Task statement: Reproduce each line of the material exactly, minus any picture.

Given material:

● ● ● ● ● ● ●

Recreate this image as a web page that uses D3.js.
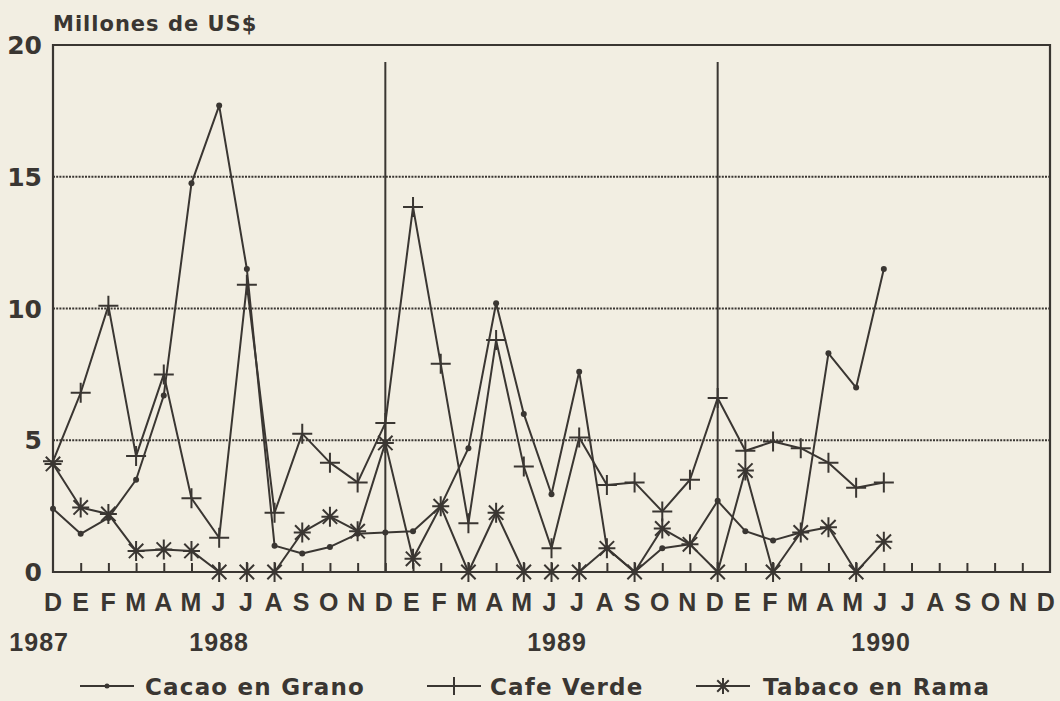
<!doctype html>
<html>
<head>
<meta charset="utf-8">
<style>
  body { margin: 0; background: #f2eee2; }
  svg { display: block; }
  text { font-family: "Liberation Sans", Arial, sans-serif; font-weight: bold; fill: #3a3632; }
  .wide { font-family: "DejaVu Sans", sans-serif; }
</style>
<script src="https://d3js.org/d3.v7.min.js"></script>
</head>
<body>
<svg width="1060" height="701"></svg>
<script>
  // meses desde Dic 1987 hasta Dic 1990
  var months = ["D","E","F","M","A","M","J","J","A","S","O","N",
                "D","E","F","M","A","M","J","J","A","S","O","N",
                "D","E","F","M","A","M","J","J","A","S","O","N","D"];
  var years = [{label: "1987", idx: -0.5}, {label: "1988", idx: 6}, {label: "1989", idx: 18.2}, {label: "1990", idx: 29.9}];
  var yTicks = [0, 5, 10, 15, 20];
  var yearBreaks = [12, 24];

  var cacao  = [2.4, 1.45, 2.05, 3.5, 6.7, 14.75, 17.7, 11.5, 1.0, 0.7, 0.95, 1.45,
                1.5, 1.55, 2.5, 4.7, 10.2, 6.0, 2.95, 7.6, 0.9, 0.0, 0.9, 1.05,
                2.7, 1.55, 1.2, 1.5, 8.3, 7.0, 11.5];
  var cafe   = [4.2, 6.8, 10.1, 4.4, 7.5, 2.8, 1.3, 10.9, 2.25, 5.25, 4.15, 3.4,
                5.65, 13.85, 7.9, 1.85, 8.8, 4.0, 0.9, 5.1, 3.3, 3.4, 2.3, 3.5,
                6.6, 4.6, 4.95, 4.7, 4.15, 3.2, 3.4];
  var tabaco = [4.1, 2.45, 2.2, 0.8, 0.85, 0.8, 0.0, 0.0, 0.0, 1.5, 2.1, 1.55,
                4.9, 0.5, 2.5, 0.0, 2.25, 0.0, 0.0, 0.0, 0.9, 0.0, 1.65, 1.05,
                0.0, 3.85, 0.0, 1.5, 1.7, 0.0, 1.15];

  var ink = "#3a3632";
  var svg = d3.select("svg");
  var plotL = 53, plotR = 1050, plotT = 45, plotB = 572;

  var x = d3.scaleLinear().domain([0, months.length - 1]).range([plotL, plotR]);
  var y = d3.scaleLinear().domain([0, 20]).range([plotB, plotT]);

  // rejilla punteada
  svg.append("g").selectAll("line")
     .data(yTicks.filter(function(d) { return d > 0 && d < 20; }))
     .enter().append("line")
     .attr("x1", plotL).attr("x2", plotR)
     .attr("y1", function(d) { return y(d); }).attr("y2", function(d) { return y(d); })
     .attr("stroke", ink).attr("stroke-width", 1.8).attr("stroke-dasharray", "2,1.2");

  // separadores de año
  svg.append("g").selectAll("line")
     .data(yearBreaks)
     .enter().append("line")
     .attr("x1", function(d) { return x(d); }).attr("x2", function(d) { return x(d); })
     .attr("y1", 62).attr("y2", plotB)
     .attr("stroke", ink).attr("stroke-width", 2);

  // marco
  svg.append("path")
     .attr("d", "M" + plotL + "," + plotB + "V" + plotT + "H" + plotR + "V" + plotB + "Z")
     .attr("fill", "none").attr("stroke", ink).attr("stroke-width", 2.2);

  // eje x con marcas hacia arriba
  svg.append("g")
     .attr("transform", "translate(0," + plotB + ")")
     .call(d3.axisBottom(x).tickValues(d3.range(1, months.length - 1)).tickSize(-9).tickFormat(""))
     .call(function(g) { g.select(".domain").remove(); })
     .selectAll("line").attr("stroke", ink).attr("stroke-width", 2);

  svg.append("g").selectAll("text")
     .data(months)
     .enter().append("text")
     .attr("x", function(d, i) { return x(i) - i * 0.12; })
     .attr("y", 611)
     .attr("text-anchor", "middle")
     .attr("font-size", "25px")
     .text(function(d) { return d; });

  svg.append("g").selectAll("text")
     .data(years)
     .enter().append("text")
     .attr("x", function(d) { return x(d.idx); })
     .attr("y", 651)
     .attr("text-anchor", "middle")
     .attr("font-size", "25px")
     .attr("letter-spacing", "1px")
     .text(function(d) { return d.label; });

  // eje y
  svg.append("g").selectAll("text")
     .data(yTicks)
     .enter().append("text")
     .attr("class", "wide")
     .attr("x", 42)
     .attr("y", function(d) { return y(d) + 9; })
     .attr("text-anchor", "end")
     .attr("font-size", "25px")
     .text(function(d) { return d; });

  svg.append("text")
     .attr("class", "wide")
     .attr("x", 53).attr("y", 31)
     .attr("font-size", "21px")
     .attr("letter-spacing", "1px")
     .text("Millones de US$");

  // marcadores
  function plus(s) { return "M" + (-s) + ",0H" + s + "M0," + (-s) + "V" + s; }
  function star(s) {
    var d = s * 0.72;
    return "M0," + (-s) + "V" + s + "M" + (-d) + "," + (-d) + "L" + d + "," + d +
           "M" + (-d) + "," + d + "L" + d + "," + (-d) + "M" + (-s * 0.85) + ",0H" + (s * 0.85);
  }

  var line = d3.line()
     .x(function(d, i) { return x(i); })
     .y(function(d) { return y(d); });

  var series = [
    {name: "Cacao en Grano", values: cacao, marker: "dot"},
    {name: "Cafe Verde", values: cafe, marker: "plus"},
    {name: "Tabaco en Rama", values: tabaco, marker: "star"}
  ];

  function drawMarker(sel, type, inLegend) {
    if (type === "dot") {
      sel.append("circle").attr("r", inLegend ? 2.5 : 3).attr("fill", ink);
    } else if (type === "plus") {
      sel.append("path").attr("d", plus(inLegend ? 9 : 10)).attr("stroke", ink).attr("stroke-width", 2).attr("fill", "none");
    } else {
      sel.append("path").attr("d", star(inLegend ? 8 : 10)).attr("stroke", ink).attr("stroke-width", 2).attr("fill", "none");
    }
  }

  series.forEach(function(s) {
    svg.append("path")
       .datum(s.values)
       .attr("d", line)
       .attr("fill", "none")
       .attr("stroke", ink)
       .attr("stroke-width", 2)
       .attr("stroke-linejoin", "round");

    svg.append("g").selectAll("g")
       .data(s.values)
       .enter().append("g")
       .attr("transform", function(d, i) { return "translate(" + x(i) + "," + y(d) + ")"; })
       .each(function() { drawMarker(d3.select(this), s.marker, false); });
  });

  // leyenda
  var legendPos = [{x: 80, tx: 145}, {x: 427, tx: 490}, {x: 696, tx: 763}];
  var legend = svg.append("g").selectAll("g")
     .data(series)
     .enter().append("g")
     .attr("transform", function(d, i) { return "translate(" + legendPos[i].x + ",686)"; });

  legend.append("line")
     .attr("x1", 0).attr("x2", 54).attr("y1", 0).attr("y2", 0)
     .attr("stroke", ink).attr("stroke-width", 2);

  legend.each(function(d) {
    var m = d3.select(this).append("g").attr("transform", "translate(27,0)");
    drawMarker(m, d.marker, true);
  });

  legend.append("text")
     .attr("class", "wide")
     .attr("x", function(d, i) { return legendPos[i].tx - legendPos[i].x; })
     .attr("y", 9)
     .attr("font-size", "23px")
     .attr("letter-spacing", "1.2px")
     .text(function(d) { return d.name; });
</script>
</body>
</html>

● ● ● ● ● ● ●

Answer to this problem:
Recreate this image as a web page that uses D3.js.
<!doctype html>
<html>
<head>
<meta charset="utf-8">
<style>
  body { margin: 0; background: #f2eee2; }
  svg { display: block; }
  text { font-family: "Liberation Sans", Arial, sans-serif; font-weight: bold; fill: #3a3632; }
  .wide { font-family: "DejaVu Sans", sans-serif; }
</style>
<script src="https://d3js.org/d3.v7.min.js"></script>
</head>
<body>
<svg width="1060" height="701"></svg>
<script>
  // meses desde Dic 1987 hasta Dic 1990
  var months = ["D","E","F","M","A","M","J","J","A","S","O","N",
                "D","E","F","M","A","M","J","J","A","S","O","N",
                "D","E","F","M","A","M","J","J","A","S","O","N","D"];
  var years = [{label: "1987", idx: -0.5}, {label: "1988", idx: 6}, {label: "1989", idx: 18.2}, {label: "1990", idx: 29.9}];
  var yTicks = [0, 5, 10, 15, 20];
  var yearBreaks = [12, 24];

  var cacao  = [2.4, 1.45, 2.05, 3.5, 6.7, 14.75, 17.7, 11.5, 1.0, 0.7, 0.95, 1.45,
                1.5, 1.55, 2.5, 4.7, 10.2, 6.0, 2.95, 7.6, 0.9, 0.0, 0.9, 1.05,
                2.7, 1.55, 1.2, 1.5, 8.3, 7.0, 11.5];
  var cafe   = [4.2, 6.8, 10.1, 4.4, 7.5, 2.8, 1.3, 10.9, 2.25, 5.25, 4.15, 3.4,
                5.65, 13.85, 7.9, 1.85, 8.8, 4.0, 0.9, 5.1, 3.3, 3.4, 2.3, 3.5,
                6.6, 4.6, 4.95, 4.7, 4.15, 3.2, 3.4];
  var tabaco = [4.1, 2.45, 2.2, 0.8, 0.85, 0.8, 0.0, 0.0, 0.0, 1.5, 2.1, 1.55,
                4.9, 0.5, 2.5, 0.0, 2.25, 0.0, 0.0, 0.0, 0.9, 0.0, 1.65, 1.05,
                0.0, 3.85, 0.0, 1.5, 1.7, 0.0, 1.15];

  var ink = "#3a3632";
  var svg = d3.select("svg");
  var plotL = 53, plotR = 1050, plotT = 45, plotB = 572;

  var x = d3.scaleLinear().domain([0, months.length - 1]).range([plotL, plotR]);
  var y = d3.scaleLinear().domain([0, 20]).range([plotB, plotT]);

  // rejilla punteada
  svg.append("g").selectAll("line")
     .data(yTicks.filter(function(d) { return d > 0 && d < 20; }))
     .enter().append("line")
     .attr("x1", plotL).attr("x2", plotR)
     .attr("y1", function(d) { return y(d); }).attr("y2", function(d) { return y(d); })
     .attr("stroke", ink).attr("stroke-width", 1.8).attr("stroke-dasharray", "2,1.2");

  // separadores de año
  svg.append("g").selectAll("line")
     .data(yearBreaks)
     .enter().append("line")
     .attr("x1", function(d) { return x(d); }).attr("x2", function(d) { return x(d); })
     .attr("y1", 62).attr("y2", plotB)
     .attr("stroke", ink).attr("stroke-width", 2);

  // marco
  svg.append("path")
     .attr("d", "M" + plotL + "," + plotB + "V" + plotT + "H" + plotR + "V" + plotB + "Z")
     .attr("fill", "none").attr("stroke", ink).attr("stroke-width", 2.2);

  // eje x con marcas hacia arriba
  svg.append("g")
     .attr("transform", "translate(0," + plotB + ")")
     .call(d3.axisBottom(x).tickValues(d3.range(1, months.length - 1)).tickSize(-9).tickFormat(""))
     .call(function(g) { g.select(".domain").remove(); })
     .selectAll("line").attr("stroke", ink).attr("stroke-width", 2);

  svg.append("g").selectAll("text")
     .data(months)
     .enter().append("text")
     .attr("x", function(d, i) { return x(i) - i * 0.12; })
     .attr("y", 611)
     .attr("text-anchor", "middle")
     .attr("font-size", "25px")
     .text(function(d) { return d; });

  svg.append("g").selectAll("text")
     .data(years)
     .enter().append("text")
     .attr("x", function(d) { return x(d.idx); })
     .attr("y", 651)
     .attr("text-anchor", "middle")
     .attr("font-size", "25px")
     .attr("letter-spacing", "1px")
     .text(function(d) { return d.label; });

  // eje y
  svg.append("g").selectAll("text")
     .data(yTicks)
     .enter().append("text")
     .attr("class", "wide")
     .attr("x", 42)
     .attr("y", function(d) { return y(d) + 9; })
     .attr("text-anchor", "end")
     .attr("font-size", "25px")
     .text(function(d) { return d; });

  svg.append("text")
     .attr("class", "wide")
     .attr("x", 53).attr("y", 31)
     .attr("font-size", "21px")
     .attr("letter-spacing", "1px")
     .text("Millones de US$");

  // marcadores
  function plus(s) { return "M" + (-s) + ",0H" + s + "M0," + (-s) + "V" + s; }
  function star(s) {
    var d = s * 0.72;
    return "M0," + (-s) + "V" + s + "M" + (-d) + "," + (-d) + "L" + d + "," + d +
           "M" + (-d) + "," + d + "L" + d + "," + (-d) + "M" + (-s * 0.85) + ",0H" + (s * 0.85);
  }

  var line = d3.line()
     .x(function(d, i) { return x(i); })
     .y(function(d) { return y(d); });

  var series = [
    {name: "Cacao en Grano", values: cacao, marker: "dot"},
    {name: "Cafe Verde", values: cafe, marker: "plus"},
    {name: "Tabaco en Rama", values: tabaco, marker: "star"}
  ];

  function drawMarker(sel, type, inLegend) {
    if (type === "dot") {
      sel.append("circle").attr("r", inLegend ? 2.5 : 3).attr("fill", ink);
    } else if (type === "plus") {
      sel.append("path").attr("d", plus(inLegend ? 9 : 10)).attr("stroke", ink).attr("stroke-width", 2).attr("fill", "none");
    } else {
      sel.append("path").attr("d", star(inLegend ? 8 : 10)).attr("stroke", ink).attr("stroke-width", 2).attr("fill", "none");
    }
  }

  series.forEach(function(s) {
    svg.append("path")
       .datum(s.values)
       .attr("d", line)
       .attr("fill", "none")
       .attr("stroke", ink)
       .attr("stroke-width", 2)
       .attr("stroke-linejoin", "round");

    svg.append("g").selectAll("g")
       .data(s.values)
       .enter().append("g")
       .attr("transform", function(d, i) { return "translate(" + x(i) + "," + y(d) + ")"; })
       .each(function() { drawMarker(d3.select(this), s.marker, false); });
  });

  // leyenda
  var legendPos = [{x: 80, tx: 145}, {x: 427, tx: 490}, {x: 696, tx: 763}];
  var legend = svg.append("g").selectAll("g")
     .data(series)
     .enter().append("g")
     .attr("transform", function(d, i) { return "translate(" + legendPos[i].x + ",686)"; });

  legend.append("line")
     .attr("x1", 0).attr("x2", 54).attr("y1", 0).attr("y2", 0)
     .attr("stroke", ink).attr("stroke-width", 2);

  legend.each(function(d) {
    var m = d3.select(this).append("g").attr("transform", "translate(27,0)");
    drawMarker(m, d.marker, true);
  });

  legend.append("text")
     .attr("class", "wide")
     .attr("x", function(d, i) { return legendPos[i].tx - legendPos[i].x; })
     .attr("y", 9)
     .attr("font-size", "23px")
     .attr("letter-spacing", "1.2px")
     .text(function(d) { return d.name; });
</script>
</body>
</html>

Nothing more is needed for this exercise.